The appellant says the court erred in permitting the cross-examination of the defendant as to the opinion regarding the probability of conviction of Tucker in the district court entertained by him on or before the time he made the contract with the plaintiff. There was no error in permitting this examination as the crucial point between the parties is whether the services of the plaintiffs were to terminate in the district court or to continue thereafter. If the plaintiff had the firm opinion that Tucker would be acquitted in the district court it might have some bearing upon the length of time the services of plaintiff were contracted for. This covers specifications of error 1 and 2. Specifications 3 to 11 deal with the work performed by counselor Murphy, his previous experience in defense or prosecution, the extent of his practice in criminal cases, work which brought him into prominence in the state, the length of time spent in preparation and in the actual trial of the case, whether all of his time was devoted to it or some spent on other cases, his opinion as to the value of the service and work done outside of the state. There was no error in this. It was admitted by the parties defendant was to pay $2,500. This might well be considered by some of the jurors a fortunate compensation and to support the contention that the parties contracted for services in the district court only it was permissible to show the extent of work that was required, and the reputation and professional skill of the one employed in order to counteract the possible assumption that because the fee was so large it must necessarily have included work to the end.
Specification 12 deals with the reception of certain offered exhibits based on the cross-examination of one John Magill, the son of the defendant. Objection is levelled especially against Exhibit 4, a letter written by John Magill to Francis Murphy on May 7th. As said by the appellant in his brief:
"This witness is one of the defendant's sons and the testimony fairly establishes an eager activity on his part in the defense of his sister's husband. He was present with the defendant when Mr. Francis Murphy was retained to defend Mr. Tucker and claims to have heard the conversation arrangement which is in issue."

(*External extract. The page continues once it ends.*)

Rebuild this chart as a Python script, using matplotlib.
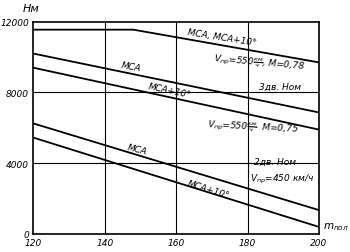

The record shows that both the father-in-law and the brother-in-law were interested in the defense of Tucker. The witness under cross-examination, John Magill, was present when the contract was made and took part in the conversation. The evidence shows that while the contract was made with the defendant nevertheless the witness John Magill had much to say regarding it, and advised and counselled with his father. The father himself testified that while talking with Francis Murphy the latter wanted all others present to retire, evidently for the purpose of discussing the matter alone with the defendant, and that defendant himself told the witness John Magill to remain saying "You are interested in this case as much as I am. You sit right where you are." The exhibit objected to was a letter written to Murphy in which among other things, the witness had said:
"You have been recommended to us very highly . . . there is no doubt that local attorneys could bring out the facts sufficiently to prove Francis Tucker entirely innocent; but we want some one who is not afraid of Green. (It was known Mr. Green was to be the prosecuting counsel in the Tucker Case.) Are you willing to undertake the task for us."

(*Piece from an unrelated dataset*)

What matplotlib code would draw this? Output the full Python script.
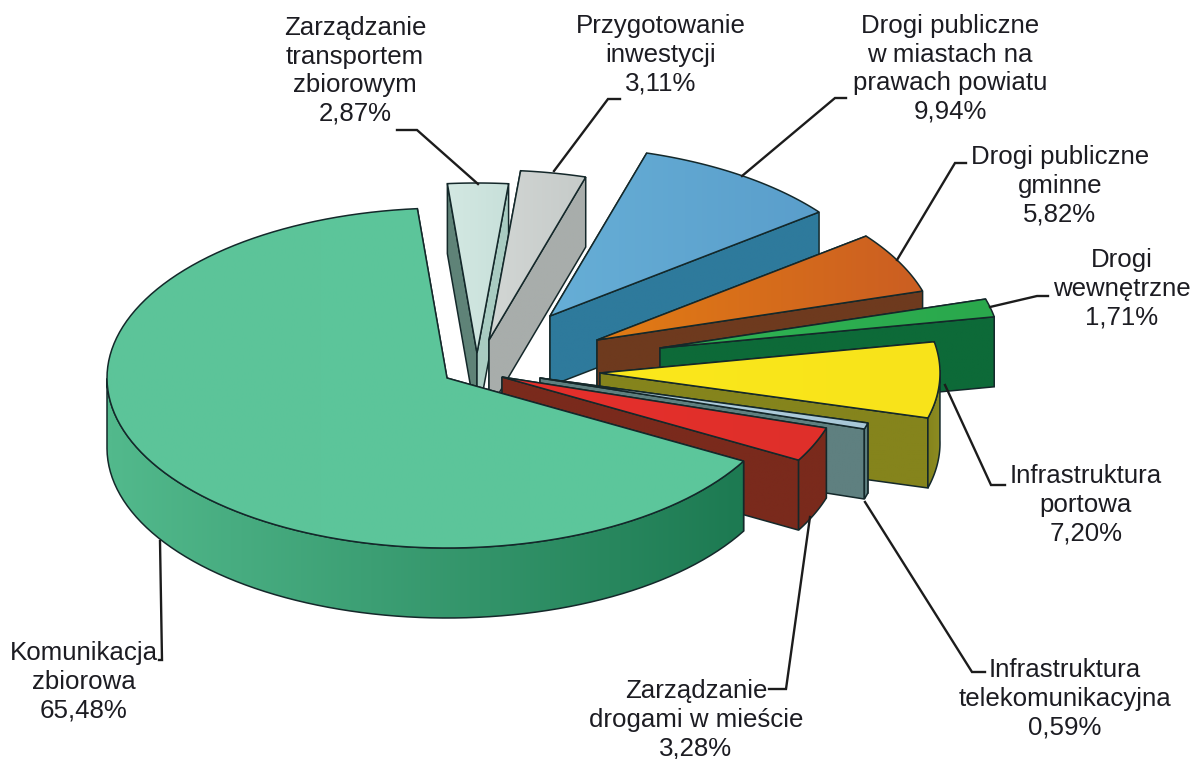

The letter was necessarily used in the cross-examination of John Magill and it was proper to receive it. This was introduced in rebuttal and there are objections raised to the fact that it was "introduced for all purposes." The letter was relevant. It showed the value which the defendant and his son placed upon the services of Mr. Murphy and would have bearing upon the probability of $2,500 being agreed upon as compensation for work to terminate in the district court rather than the same amount for services not to end until the case finally was disposed of. It is charged that some statements of the letter were "highly denunciatory and defamatory" of Mr. Green and would likely prejudice the jury. Mr. Green was not counsel in the case at bar. In any event if the letter was admissible the fact that the writer had given way to strong feeling would not in itself be sufficient to reject it.
The specifications regarding instructions deal with two general matters — first, the assumption that the contract was either as set forth by the plaintiff or as set forth by the defendant and, second; the court erred in directing the jury to consider extraneous matter.

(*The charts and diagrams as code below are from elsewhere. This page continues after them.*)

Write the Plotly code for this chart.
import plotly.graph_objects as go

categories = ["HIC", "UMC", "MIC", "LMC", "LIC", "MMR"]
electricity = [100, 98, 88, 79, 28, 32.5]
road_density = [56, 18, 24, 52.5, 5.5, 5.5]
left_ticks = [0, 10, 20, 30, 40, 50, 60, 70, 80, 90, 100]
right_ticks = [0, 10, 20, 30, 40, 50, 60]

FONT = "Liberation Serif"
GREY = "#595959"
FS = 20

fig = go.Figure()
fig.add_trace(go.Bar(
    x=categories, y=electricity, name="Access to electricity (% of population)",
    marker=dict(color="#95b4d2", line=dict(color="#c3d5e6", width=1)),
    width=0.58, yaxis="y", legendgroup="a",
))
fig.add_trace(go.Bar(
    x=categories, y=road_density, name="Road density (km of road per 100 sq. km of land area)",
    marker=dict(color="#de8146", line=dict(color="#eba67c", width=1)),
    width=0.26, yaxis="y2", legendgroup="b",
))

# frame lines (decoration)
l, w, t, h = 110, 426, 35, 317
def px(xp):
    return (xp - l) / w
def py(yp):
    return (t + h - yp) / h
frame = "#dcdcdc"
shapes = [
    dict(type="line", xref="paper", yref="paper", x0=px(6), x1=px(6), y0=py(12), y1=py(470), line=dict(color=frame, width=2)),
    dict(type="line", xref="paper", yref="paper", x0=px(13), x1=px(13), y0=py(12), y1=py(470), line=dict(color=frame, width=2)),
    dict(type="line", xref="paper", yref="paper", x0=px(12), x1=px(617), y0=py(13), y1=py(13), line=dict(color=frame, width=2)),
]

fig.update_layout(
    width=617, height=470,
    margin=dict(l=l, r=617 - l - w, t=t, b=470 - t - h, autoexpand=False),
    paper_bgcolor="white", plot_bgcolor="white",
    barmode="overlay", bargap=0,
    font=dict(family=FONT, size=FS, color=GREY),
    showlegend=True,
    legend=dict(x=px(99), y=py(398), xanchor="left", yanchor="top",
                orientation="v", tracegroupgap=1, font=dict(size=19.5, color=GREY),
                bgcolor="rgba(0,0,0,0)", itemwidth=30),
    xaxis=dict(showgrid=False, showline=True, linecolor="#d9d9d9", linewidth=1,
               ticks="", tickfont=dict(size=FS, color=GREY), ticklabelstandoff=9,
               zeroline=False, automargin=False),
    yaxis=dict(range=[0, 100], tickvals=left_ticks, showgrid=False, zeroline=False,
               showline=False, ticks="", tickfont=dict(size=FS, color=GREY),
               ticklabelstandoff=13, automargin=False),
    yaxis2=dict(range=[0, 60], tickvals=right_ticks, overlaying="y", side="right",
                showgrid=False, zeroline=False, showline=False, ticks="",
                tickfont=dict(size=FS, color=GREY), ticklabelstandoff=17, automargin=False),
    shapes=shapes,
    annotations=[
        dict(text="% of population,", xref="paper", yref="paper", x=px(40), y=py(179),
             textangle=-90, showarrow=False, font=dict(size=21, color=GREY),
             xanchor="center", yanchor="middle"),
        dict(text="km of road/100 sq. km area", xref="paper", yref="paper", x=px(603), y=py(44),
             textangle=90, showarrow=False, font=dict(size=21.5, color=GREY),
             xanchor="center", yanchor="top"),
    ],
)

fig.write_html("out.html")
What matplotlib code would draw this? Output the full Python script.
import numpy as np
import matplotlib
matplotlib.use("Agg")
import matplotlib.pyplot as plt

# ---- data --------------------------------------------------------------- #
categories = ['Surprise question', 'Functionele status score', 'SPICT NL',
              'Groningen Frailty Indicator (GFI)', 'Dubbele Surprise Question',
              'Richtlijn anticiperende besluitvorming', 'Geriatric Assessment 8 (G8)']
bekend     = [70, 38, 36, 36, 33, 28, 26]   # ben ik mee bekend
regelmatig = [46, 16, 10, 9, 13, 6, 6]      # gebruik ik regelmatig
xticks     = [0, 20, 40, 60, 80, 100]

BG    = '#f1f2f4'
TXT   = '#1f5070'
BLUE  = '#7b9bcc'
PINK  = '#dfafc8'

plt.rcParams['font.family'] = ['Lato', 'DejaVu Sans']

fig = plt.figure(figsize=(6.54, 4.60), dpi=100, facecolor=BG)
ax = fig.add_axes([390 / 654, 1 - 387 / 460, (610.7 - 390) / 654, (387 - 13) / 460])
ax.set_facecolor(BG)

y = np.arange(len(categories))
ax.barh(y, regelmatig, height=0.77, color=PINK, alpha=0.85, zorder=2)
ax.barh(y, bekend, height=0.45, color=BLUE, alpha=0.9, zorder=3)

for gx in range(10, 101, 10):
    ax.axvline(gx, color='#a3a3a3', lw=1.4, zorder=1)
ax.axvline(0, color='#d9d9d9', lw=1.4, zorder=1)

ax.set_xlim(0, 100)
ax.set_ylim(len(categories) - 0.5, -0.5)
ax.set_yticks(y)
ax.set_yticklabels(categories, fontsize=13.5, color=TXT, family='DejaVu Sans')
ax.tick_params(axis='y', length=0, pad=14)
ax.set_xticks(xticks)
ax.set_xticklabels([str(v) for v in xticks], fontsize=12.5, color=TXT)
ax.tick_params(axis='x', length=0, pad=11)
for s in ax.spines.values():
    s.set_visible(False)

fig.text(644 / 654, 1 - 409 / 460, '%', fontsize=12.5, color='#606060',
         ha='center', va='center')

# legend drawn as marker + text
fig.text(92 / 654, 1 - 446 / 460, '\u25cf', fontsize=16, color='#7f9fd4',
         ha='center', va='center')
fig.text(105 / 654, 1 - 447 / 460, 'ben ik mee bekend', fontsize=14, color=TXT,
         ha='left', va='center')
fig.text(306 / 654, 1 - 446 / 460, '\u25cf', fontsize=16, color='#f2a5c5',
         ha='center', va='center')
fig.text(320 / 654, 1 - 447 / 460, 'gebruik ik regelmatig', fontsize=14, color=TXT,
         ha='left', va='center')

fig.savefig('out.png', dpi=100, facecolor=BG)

In addition to what has been quoted before, the court charged:
"So there is only one question for the jury to say. What was the contract? If the contract was as claimed by Mr. Murphy, then your verdict must be for the plaintiff for the full amount. If the contract was as claimed by Mr. Roland Magill, then your verdict must be for Mr. Magill for a dismissal of the action, and Mr. Murphy cannot recover anything at your hands."
Standing alone this might be considered error as improperly placing the burden of proof. But the court charged also:
"The burden of proving what the contract was in this case is upon the plaintiffs, and they must establish that contract by a fair preponderance of the evidence." And that the verdict must be for the defendant "if the plaintiffs have failed to establish their contract by a fair preponderance of the evidence. In the light of the charge as a whole and the proper placing of this burden of proof it cannot be considered reversible error. See State v. Luithle, ante, 316, 221 N.W. 885.
In the instructions the court said:
"Now you have heard the testimony of Mr. Murphy and Mr. Shure for the plaintiffs, and you have heard the testimony of Mr. Roland Magill and Mr. John Magill, for the defendant, and of course there is a conflict, or nearly so, in that testimony.
"So the jury have a right to, and they should, go beyond the testimony to this extent. That they should search out all the surrounding circumstances involving the parties at the time that this contract was made, to ascertain just exactly what the contract was."
And then goes on to state, among these they should take into consideration Francis Tucker was a son-in-law, that he was charged with murder, the "importance of the case" involved, "the reputation, the standing, the ability and skill of Francis Murphy, such as has been disclosed by the testimony here" and that "they should take into consideration the probable amount of work which Mr. Murphy at the time saw before him as disclosed by the evidence here." It is clear that when the court said the jury "should go beyond the testimony" the court meant beyond the oral testimony as given on the stand so as to include all the evidence which was in the record. The court did not tell the jury to go outside of the case. The court told the jury to be governed by the "evidence produced before you," and "if in your opinion the testimony on any essential point is evenly balanced, then the party on whom the burden rests to prove the same by a fair preponderance of the evidence must be decreed to have failed in regard thereto." The court had already stated that the burden of proof was upon the plaintiffs. There was no error in this.
The remaining specification of error deals with the instruction to take into consideration the exhibits introduced "in arriving at your verdict in this case and you should give them such weight as you deem they are entitled to under the evidence and under these instructions." There was no error in this. The exhibits were properly introduced and we find that there was no error in receiving the exhibits objected to. The judgment of the lower court is affirmed.
BURKE, Ch. J., and CHRISTIANSON, NUESSLE, and BIRDZELL, JJ., concur.